You know, civilians don’t always quite understand what we’ve been through. And they may understand it through reading books. But unless you actually experience some of the things that we’ve experienced, it’s not the same. So talking amongst your own actually helps a lot more to you know, we do appreciate all those trained doctors and stuff. But when we talk to each other, it’s a little bit easier sometimes. So that’s what I do. I spread the message. And my daughter who sees all these things, I told her well said you need volunteer hours to graduate from high school, let’s do something that makes a difference. So we are going volunteer at Soldiers’ Angels on a regular basis in between my daughter’s super busy schedule, whether it be care packages, or something else that they’re doing, or whatever, whatever they want to help.
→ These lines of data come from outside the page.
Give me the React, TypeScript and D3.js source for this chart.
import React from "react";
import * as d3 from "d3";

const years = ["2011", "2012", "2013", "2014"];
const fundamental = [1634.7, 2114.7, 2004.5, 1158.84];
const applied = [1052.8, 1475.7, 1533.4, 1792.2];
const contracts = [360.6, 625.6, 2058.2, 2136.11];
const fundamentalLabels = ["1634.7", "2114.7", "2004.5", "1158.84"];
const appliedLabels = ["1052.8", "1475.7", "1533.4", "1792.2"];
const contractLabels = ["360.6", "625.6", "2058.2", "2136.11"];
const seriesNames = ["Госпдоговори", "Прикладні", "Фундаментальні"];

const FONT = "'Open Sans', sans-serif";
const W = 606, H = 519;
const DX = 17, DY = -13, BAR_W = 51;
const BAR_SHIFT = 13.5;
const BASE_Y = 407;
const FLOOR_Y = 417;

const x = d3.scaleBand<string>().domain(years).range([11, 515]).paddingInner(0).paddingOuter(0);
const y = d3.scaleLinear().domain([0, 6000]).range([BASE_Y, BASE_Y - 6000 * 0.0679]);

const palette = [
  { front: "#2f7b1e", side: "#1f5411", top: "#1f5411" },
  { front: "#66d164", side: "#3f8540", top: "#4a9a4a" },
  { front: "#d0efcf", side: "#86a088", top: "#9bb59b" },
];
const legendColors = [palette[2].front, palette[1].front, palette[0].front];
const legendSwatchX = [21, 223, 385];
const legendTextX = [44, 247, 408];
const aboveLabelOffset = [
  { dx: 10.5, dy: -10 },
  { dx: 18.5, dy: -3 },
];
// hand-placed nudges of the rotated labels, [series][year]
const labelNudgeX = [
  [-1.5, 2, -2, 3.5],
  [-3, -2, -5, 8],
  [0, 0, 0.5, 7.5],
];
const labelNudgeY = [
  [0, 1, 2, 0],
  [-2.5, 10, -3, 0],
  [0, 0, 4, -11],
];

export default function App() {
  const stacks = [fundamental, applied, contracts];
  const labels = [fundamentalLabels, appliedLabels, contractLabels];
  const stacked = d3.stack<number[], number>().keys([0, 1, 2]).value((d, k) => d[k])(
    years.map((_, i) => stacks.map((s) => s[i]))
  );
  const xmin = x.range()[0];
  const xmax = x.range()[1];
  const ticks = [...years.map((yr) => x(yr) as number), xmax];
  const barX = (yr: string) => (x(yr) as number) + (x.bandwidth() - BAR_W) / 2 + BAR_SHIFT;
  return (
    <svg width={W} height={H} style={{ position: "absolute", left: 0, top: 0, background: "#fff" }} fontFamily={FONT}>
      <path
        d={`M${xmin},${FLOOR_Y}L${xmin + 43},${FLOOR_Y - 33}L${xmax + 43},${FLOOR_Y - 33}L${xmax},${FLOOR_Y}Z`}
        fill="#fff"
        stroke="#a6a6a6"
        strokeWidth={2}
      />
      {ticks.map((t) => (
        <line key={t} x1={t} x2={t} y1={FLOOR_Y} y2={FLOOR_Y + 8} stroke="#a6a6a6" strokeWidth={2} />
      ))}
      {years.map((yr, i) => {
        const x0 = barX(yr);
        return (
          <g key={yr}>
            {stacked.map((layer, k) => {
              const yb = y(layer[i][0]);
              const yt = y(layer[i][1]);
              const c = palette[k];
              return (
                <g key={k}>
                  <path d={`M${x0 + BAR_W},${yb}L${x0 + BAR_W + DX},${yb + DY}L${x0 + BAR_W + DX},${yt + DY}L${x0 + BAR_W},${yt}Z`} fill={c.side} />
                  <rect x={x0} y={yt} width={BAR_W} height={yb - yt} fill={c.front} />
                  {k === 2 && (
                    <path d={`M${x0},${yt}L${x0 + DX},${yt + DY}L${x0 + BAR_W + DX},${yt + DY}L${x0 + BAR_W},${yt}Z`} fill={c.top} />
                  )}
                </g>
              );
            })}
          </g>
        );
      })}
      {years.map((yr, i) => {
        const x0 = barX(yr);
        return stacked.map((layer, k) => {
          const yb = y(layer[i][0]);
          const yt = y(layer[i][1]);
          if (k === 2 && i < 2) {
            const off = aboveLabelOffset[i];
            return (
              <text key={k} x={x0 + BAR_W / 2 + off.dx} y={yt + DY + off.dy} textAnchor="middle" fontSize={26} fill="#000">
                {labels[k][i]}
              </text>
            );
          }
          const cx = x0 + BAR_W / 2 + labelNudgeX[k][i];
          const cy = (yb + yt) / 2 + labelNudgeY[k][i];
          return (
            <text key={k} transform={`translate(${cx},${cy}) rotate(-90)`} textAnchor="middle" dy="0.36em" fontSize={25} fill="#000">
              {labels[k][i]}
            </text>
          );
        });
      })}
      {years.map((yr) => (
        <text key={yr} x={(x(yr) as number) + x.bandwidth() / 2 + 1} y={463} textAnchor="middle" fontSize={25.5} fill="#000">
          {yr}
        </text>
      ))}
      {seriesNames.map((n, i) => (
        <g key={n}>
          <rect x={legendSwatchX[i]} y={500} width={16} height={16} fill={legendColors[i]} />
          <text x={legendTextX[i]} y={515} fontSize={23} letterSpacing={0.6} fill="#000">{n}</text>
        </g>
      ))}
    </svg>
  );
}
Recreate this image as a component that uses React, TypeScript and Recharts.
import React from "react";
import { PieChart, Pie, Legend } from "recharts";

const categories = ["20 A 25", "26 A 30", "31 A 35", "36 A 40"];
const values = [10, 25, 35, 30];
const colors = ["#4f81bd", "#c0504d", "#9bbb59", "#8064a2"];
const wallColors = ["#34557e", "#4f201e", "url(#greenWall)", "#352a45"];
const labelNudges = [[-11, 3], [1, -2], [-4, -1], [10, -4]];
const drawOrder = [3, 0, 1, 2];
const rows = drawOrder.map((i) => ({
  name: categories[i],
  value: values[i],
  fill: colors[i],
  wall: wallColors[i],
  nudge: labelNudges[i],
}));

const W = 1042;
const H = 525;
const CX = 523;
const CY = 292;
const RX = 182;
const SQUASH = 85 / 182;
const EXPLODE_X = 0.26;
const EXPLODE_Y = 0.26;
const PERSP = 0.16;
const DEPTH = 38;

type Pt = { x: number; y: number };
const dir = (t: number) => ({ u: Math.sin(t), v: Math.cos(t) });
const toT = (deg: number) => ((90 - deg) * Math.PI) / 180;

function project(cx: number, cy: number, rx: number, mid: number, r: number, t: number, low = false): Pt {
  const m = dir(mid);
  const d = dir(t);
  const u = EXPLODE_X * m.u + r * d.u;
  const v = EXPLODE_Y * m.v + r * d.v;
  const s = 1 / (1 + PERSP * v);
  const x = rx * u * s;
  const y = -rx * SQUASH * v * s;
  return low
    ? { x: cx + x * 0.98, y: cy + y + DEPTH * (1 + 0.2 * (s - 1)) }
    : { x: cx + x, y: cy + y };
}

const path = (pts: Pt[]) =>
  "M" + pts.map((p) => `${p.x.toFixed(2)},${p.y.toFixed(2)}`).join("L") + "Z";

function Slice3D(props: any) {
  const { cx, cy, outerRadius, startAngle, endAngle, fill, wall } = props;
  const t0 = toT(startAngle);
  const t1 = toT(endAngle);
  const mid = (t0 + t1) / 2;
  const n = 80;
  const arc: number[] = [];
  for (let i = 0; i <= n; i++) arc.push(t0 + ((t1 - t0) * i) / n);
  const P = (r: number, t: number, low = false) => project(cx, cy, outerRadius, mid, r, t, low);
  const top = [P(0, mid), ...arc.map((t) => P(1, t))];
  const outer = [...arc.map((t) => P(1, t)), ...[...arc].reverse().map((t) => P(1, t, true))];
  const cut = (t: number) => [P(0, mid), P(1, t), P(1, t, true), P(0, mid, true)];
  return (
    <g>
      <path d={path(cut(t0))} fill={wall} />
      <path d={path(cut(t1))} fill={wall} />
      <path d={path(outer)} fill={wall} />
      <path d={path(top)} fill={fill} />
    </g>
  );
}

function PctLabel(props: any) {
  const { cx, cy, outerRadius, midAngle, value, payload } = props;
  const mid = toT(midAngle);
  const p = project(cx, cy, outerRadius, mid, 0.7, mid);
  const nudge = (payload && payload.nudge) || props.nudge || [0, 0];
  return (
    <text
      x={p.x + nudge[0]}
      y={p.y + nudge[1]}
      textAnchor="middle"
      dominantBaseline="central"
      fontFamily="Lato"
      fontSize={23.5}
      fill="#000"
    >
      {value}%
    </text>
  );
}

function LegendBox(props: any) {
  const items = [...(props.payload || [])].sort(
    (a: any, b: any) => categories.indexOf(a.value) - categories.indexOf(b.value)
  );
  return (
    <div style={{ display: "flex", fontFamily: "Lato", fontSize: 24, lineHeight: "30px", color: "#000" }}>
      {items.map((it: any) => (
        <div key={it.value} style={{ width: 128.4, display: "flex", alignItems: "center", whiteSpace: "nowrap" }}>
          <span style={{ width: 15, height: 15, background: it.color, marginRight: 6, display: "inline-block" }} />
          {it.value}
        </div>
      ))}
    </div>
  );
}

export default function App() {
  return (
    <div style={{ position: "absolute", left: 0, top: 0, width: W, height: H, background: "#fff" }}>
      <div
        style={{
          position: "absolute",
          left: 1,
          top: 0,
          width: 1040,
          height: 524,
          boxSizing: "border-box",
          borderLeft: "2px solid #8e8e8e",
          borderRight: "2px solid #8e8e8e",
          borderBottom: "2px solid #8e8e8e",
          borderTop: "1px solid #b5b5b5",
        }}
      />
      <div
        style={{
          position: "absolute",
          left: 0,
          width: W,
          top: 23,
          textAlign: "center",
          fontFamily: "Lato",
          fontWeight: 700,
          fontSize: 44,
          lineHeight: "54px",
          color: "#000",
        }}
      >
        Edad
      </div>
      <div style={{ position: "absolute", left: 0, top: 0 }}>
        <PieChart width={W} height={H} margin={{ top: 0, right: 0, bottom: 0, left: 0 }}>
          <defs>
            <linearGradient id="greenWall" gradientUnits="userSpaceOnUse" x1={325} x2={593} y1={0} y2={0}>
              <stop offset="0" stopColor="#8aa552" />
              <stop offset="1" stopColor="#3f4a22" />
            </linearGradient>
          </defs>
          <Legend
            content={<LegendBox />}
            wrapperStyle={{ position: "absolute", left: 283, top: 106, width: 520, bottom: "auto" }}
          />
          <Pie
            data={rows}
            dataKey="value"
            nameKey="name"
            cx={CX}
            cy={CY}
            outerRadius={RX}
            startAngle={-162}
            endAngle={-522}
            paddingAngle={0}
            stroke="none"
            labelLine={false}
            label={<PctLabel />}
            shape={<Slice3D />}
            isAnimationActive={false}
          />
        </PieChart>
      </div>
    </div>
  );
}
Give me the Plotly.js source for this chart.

Because the one thing that I left out earlier that I wanted to share with you about Soldiers’ Angels, this is probably the greatest thing that ever happened, aside from when I was deployed, was Patti [Patton]-Bader, the original founder of Soldiers’ Angels, I was one of her original soldiers. When I got assigned from Germany to Texas at Fort Bliss, we had trailers in a big sand bowl like we were deployed again, because they were building new structures for us. And one of my trailers was my soldiers’ day room. Well, it’s illegal for soldiers on active duty to solicit for donations. So I said [to Patty] let me show you what we have here. So I took a picture of an empty day room with a broken ping pong table, and a couple of chairs and a couch. I said, yep, this is ours. This is where my guys get to come and relax. Well, Patti understood the message. And so all of a sudden I received three TVs from Soldiers’ Angels, I received three Xbox systems. I received board games, decks of cards, writing paper, snacks, all kinds of cool stuff from Soldiers’ Angels. And it was great for morale.
Q. Before I let you go, I want to ask what it means to you to be a veteran?
Darrin: Wow. I am so proud to be a veteran because it started with grandma and grandpa and World War II and my uncle in Vietnam. You know, I was always raised around the military. I remember grandpa marching me and my sister when we were like five and six years old to the bar that he would go drink beer while we shot pool. And then my uncle from Vietnam, he’s a member of the American Legion. And he was the commander at one time. So getting in a room with a bunch of veterans, and they’re talking about their experiences. And they’re sharing them with me, because I was a soldier, because the things that veterans talk about, don’t always get to go to civilians, because in their mind, you don’t understand. And whether it be a sad situation that makes them cry, or a happy situation that makes them cry. You know, veterans at that place would tell us, and I was like, oh, wow, this is so interesting. This is so cool. I hope someday I can be a soldier too, which affected both my sons, they were both like, wow, this is so cool. And they were proud.
So for me, now that I’m an actual veteran, I’m proud that my boys have done the same thing. So it’s just a matter of pride, that there’s still good things in the world that can make you feel good instead of drugs, or alcohol. You know, it that’s what me being a veteran to me is that pride, that selfless pride of doing stuff for others without expecting anything in return.